Recipients of the twenty-ninth Annual Light Work Grants in Photography are: John Dowling, Rhea Garen, and Wilka Roig. Each artist was awarded a grant of $1,000 to further production and research of their work.

John Dowling (Syracuse) collects and researches historical photography, and recently acquired a rare set of glass plate negatives. Dowling’s submitted prints were produced from these negatives, which he discovered were made circa 1882 by U.S. Naval officer Asa Mattice onboard the Juniata. The ship patrolled the seas of the West Indies during the Civil War and gained notoriety for capturing English ships trading with the Confederacy.

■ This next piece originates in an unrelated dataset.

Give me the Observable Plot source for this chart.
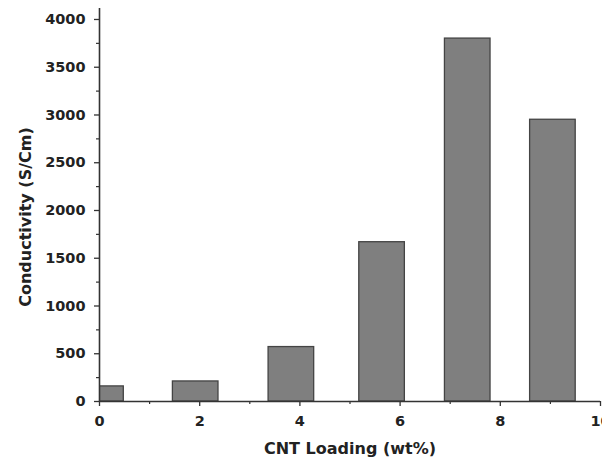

She was decommissioned in 1876 only to be recommissioned in New York in 1882. It is here that Mattice began his journey onboard the Juniata, sailing around the world from the Strait of Gibraltar to Hong Kong, providing us with a glimpse of life in times gone by that would otherwise have been lost. 

Dowling was the recipient of a Graduate Studies Scholarship, and received a master’s degree in photojournalism from Syracuse University in 1999. He has won numerous awards for his photography, including the CASE Award for Best Cover Photograph and Photo Essay.

Rhea Garen’s (Ithaca) submitted work was comprised of a group of panoramas shot over various periods of time. They reflect her interest in color, shape, and attitude, as well as her desire to show changes in time and motion with still images. 

Garen received a bachelor’s degree from Cornell University and a master of fine arts degree from the University of Illinois School of Art and Design. She was the 2000-2001 Cornell University Council of the Arts Grant Award recipient, and her work has been displayed in numerous exhibitions. Garen previously won a Light Work Grant in 1994.

Wilka Roig (Ithaca) uses a spontaneous, low-tech approach to her photography in which she is the subject. Her self-portraits are documents of day-to-day confrontations with private life experiences. Of her work, Roig states, “I am looking to facilitate an intimate relationship between the photographs and their viewers, intensified and complemented by the multiple identities of the self I have recorded.” 

Roig is currently employed as a darkroom manager at the Cornell University Department of Art. Her work was on display earlier this year as part of a group show in the String Room Gallery at Wells College, as well as in the State of the Art Gallery 2003 Fourteenth Annual Juried Show held in Ithaca.

 

We extend our congratulations to this year’s grant winners, and would also like to thank our judges Deborah Jack, Julio Grinblatt, and Sunil Gupta. 

Deborah Jack is an artist and writer from the Caribbean island of St. Maartin (Dutch Antilles). She participated in Light Work’s Artist-in-Residence program in July of 2003, and currently resides in Buffalo, NY where she is a visiting professor at the University of Buffalo.

Julio Grinblatt is a founding member of the Focus Latin Stock Foundation, which formed the first library specializing in photography based in Buenos Aires, Argentina. His vitae includes an extensive list of both solo and group exhibitions, and he has worked previously as an adjunct professor in the Visual Arts Department of SUNY College at Old Westbury from 2001-2002. He resides in New York City.

Born in New Delhi, India, Sunil Gupta is an artist, photographer, and curator now residing in London, UK. He graduated from the Royal College of Art, London in 1983 and has showcased his work in numerous publications and exhibitions around the world.